::: Source material

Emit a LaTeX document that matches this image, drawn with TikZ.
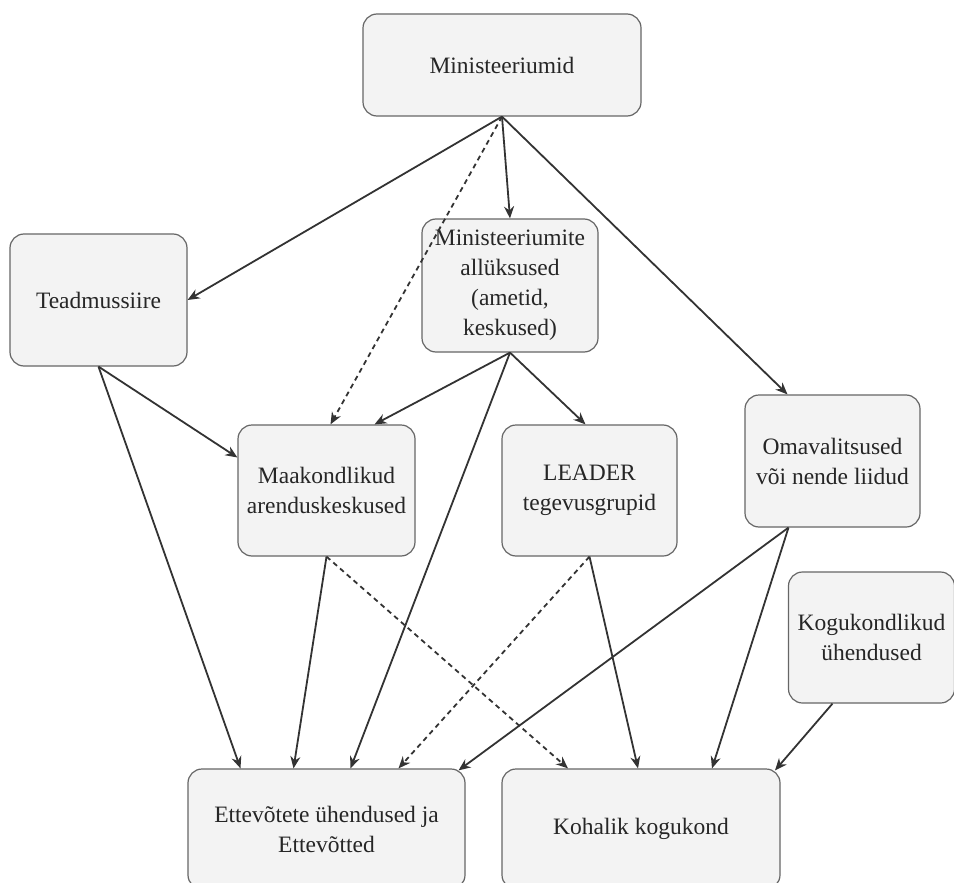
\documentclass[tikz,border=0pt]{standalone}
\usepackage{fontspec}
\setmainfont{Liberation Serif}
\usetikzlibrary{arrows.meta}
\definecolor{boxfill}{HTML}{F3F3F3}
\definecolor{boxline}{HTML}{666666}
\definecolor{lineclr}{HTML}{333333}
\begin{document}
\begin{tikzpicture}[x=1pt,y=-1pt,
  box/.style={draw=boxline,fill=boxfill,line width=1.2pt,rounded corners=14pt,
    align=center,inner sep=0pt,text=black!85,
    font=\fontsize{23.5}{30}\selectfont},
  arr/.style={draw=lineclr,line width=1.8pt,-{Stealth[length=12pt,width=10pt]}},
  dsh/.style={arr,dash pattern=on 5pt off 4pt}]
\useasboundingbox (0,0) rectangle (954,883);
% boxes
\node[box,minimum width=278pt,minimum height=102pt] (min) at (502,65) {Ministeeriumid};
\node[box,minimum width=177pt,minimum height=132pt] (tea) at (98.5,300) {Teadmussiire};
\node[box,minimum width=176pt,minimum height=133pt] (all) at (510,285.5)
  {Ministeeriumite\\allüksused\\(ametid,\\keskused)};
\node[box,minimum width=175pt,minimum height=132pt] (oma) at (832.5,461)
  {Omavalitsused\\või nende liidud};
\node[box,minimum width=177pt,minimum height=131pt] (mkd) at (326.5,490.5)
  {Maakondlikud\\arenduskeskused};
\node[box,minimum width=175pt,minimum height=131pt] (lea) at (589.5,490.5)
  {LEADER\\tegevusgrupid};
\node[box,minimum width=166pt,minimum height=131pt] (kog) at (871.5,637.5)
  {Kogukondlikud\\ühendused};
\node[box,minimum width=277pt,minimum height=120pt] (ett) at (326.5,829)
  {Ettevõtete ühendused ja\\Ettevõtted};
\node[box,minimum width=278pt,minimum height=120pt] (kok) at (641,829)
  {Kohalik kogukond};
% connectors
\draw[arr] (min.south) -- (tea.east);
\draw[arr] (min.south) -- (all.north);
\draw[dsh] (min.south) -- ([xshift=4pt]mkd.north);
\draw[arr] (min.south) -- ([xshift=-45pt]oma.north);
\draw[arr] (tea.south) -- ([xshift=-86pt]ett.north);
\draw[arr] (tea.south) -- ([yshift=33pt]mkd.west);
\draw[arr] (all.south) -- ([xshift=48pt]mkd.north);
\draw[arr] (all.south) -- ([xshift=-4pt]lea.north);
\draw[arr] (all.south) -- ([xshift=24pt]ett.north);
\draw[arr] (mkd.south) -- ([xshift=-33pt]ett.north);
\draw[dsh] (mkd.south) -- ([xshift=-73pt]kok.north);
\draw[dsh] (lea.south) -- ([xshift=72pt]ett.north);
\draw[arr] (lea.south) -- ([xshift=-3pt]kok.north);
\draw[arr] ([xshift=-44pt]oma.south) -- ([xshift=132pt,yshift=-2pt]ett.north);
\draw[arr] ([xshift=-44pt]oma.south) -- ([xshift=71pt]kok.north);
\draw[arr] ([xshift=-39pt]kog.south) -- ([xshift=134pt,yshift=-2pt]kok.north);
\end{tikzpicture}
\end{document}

::::::

Given problem: The material above must be printed exactly, with its pictures left out.

Result:
Emit a LaTeX document that matches this image, drawn with TikZ.
\documentclass[tikz,border=0pt]{standalone}
\usepackage{fontspec}
\setmainfont{Liberation Serif}
\usetikzlibrary{arrows.meta}
\definecolor{boxfill}{HTML}{F3F3F3}
\definecolor{boxline}{HTML}{666666}
\definecolor{lineclr}{HTML}{333333}
\begin{document}
\begin{tikzpicture}[x=1pt,y=-1pt,
  box/.style={draw=boxline,fill=boxfill,line width=1.2pt,rounded corners=14pt,
    align=center,inner sep=0pt,text=black!85,
    font=\fontsize{23.5}{30}\selectfont},
  arr/.style={draw=lineclr,line width=1.8pt,-{Stealth[length=12pt,width=10pt]}},
  dsh/.style={arr,dash pattern=on 5pt off 4pt}]
\useasboundingbox (0,0) rectangle (954,883);
% boxes
\node[box,minimum width=278pt,minimum height=102pt] (min) at (502,65) {Ministeeriumid};
\node[box,minimum width=177pt,minimum height=132pt] (tea) at (98.5,300) {Teadmussiire};
\node[box,minimum width=176pt,minimum height=133pt] (all) at (510,285.5)
  {Ministeeriumite\\allüksused\\(ametid,\\keskused)};
\node[box,minimum width=175pt,minimum height=132pt] (oma) at (832.5,461)
  {Omavalitsused\\või nende liidud};
\node[box,minimum width=177pt,minimum height=131pt] (mkd) at (326.5,490.5)
  {Maakondlikud\\arenduskeskused};
\node[box,minimum width=175pt,minimum height=131pt] (lea) at (589.5,490.5)
  {LEADER\\tegevusgrupid};
\node[box,minimum width=166pt,minimum height=131pt] (kog) at (871.5,637.5)
  {Kogukondlikud\\ühendused};
\node[box,minimum width=277pt,minimum height=120pt] (ett) at (326.5,829)
  {Ettevõtete ühendused ja\\Ettevõtted};
\node[box,minimum width=278pt,minimum height=120pt] (kok) at (641,829)
  {Kohalik kogukond};
% connectors
\draw[arr] (min.south) -- (tea.east);
\draw[arr] (min.south) -- (all.north);
\draw[dsh] (min.south) -- ([xshift=4pt]mkd.north);
\draw[arr] (min.south) -- ([xshift=-45pt]oma.north);
\draw[arr] (tea.south) -- ([xshift=-86pt]ett.north);
\draw[arr] (tea.south) -- ([yshift=33pt]mkd.west);
\draw[arr] (all.south) -- ([xshift=48pt]mkd.north);
\draw[arr] (all.south) -- ([xshift=-4pt]lea.north);
\draw[arr] (all.south) -- ([xshift=24pt]ett.north);
\draw[arr] (mkd.south) -- ([xshift=-33pt]ett.north);
\draw[dsh] (mkd.south) -- ([xshift=-73pt]kok.north);
\draw[dsh] (lea.south) -- ([xshift=72pt]ett.north);
\draw[arr] (lea.south) -- ([xshift=-3pt]kok.north);
\draw[arr] ([xshift=-44pt]oma.south) -- ([xshift=132pt,yshift=-2pt]ett.north);
\draw[arr] ([xshift=-44pt]oma.south) -- ([xshift=71pt]kok.north);
\draw[arr] ([xshift=-39pt]kog.south) -- ([xshift=134pt,yshift=-2pt]kok.north);
\end{tikzpicture}
\end{document}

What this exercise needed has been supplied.